By default it looks for datasets/training_data.csv and writes to models/. You can override paths in the script.

Output Files

model_latest.json or model_latest.pkl – Model
scaler_*.json or scaler_*.pkl – Scaler
metadata_*.json – Training date, feature names, metrics

Retraining

The inference service can report when the model is older than 30 days via needsRetraining(). Collect new data periodically and retrain to adapt to changing traffic patterns.

ML Configuration

ML behavior is controlled by environment variables, model metadata, and detection engine thresholds.

Environment Variables

USE_PYTHON_ML – Set to false to disable Python and use the JavaScript fallback only

Model Thresholds (in model_latest.json)

anomalyScore – Alert when score is below this (e.g. -0.1).

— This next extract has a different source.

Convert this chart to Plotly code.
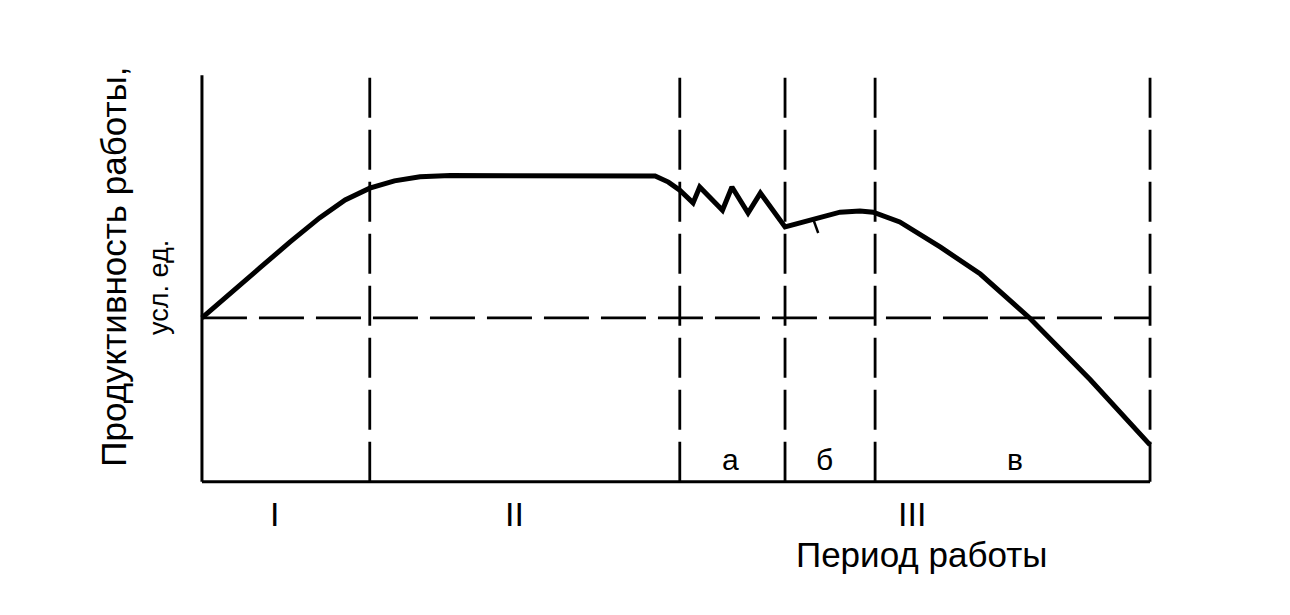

More negative = more anomalous.
confidence – Alert only when confidence is above this (e.g. 0.7).

Detection Engine Thresholds

The combined detection engine uses its own thresholds (in code):

mlAnomalyScore – e.g. -0.5 (stricter than model default)
mlConfidence – e.g. 0.9 (higher confidence required)

These are tuned to reduce false positives. Adjust in combinedDetectionEngine.js if needed.

Settings UI

In the Desktop App, Settings → Detection lets you:

Enable/disable ML anomaly detection
Choose Python ML vs JavaScript (when both available)
Export training data
View ML status (initialized, Python active, stats)

Model Paths

The service looks for models in ml/models/ relative to the app path, with fallbacks for development and packaged builds.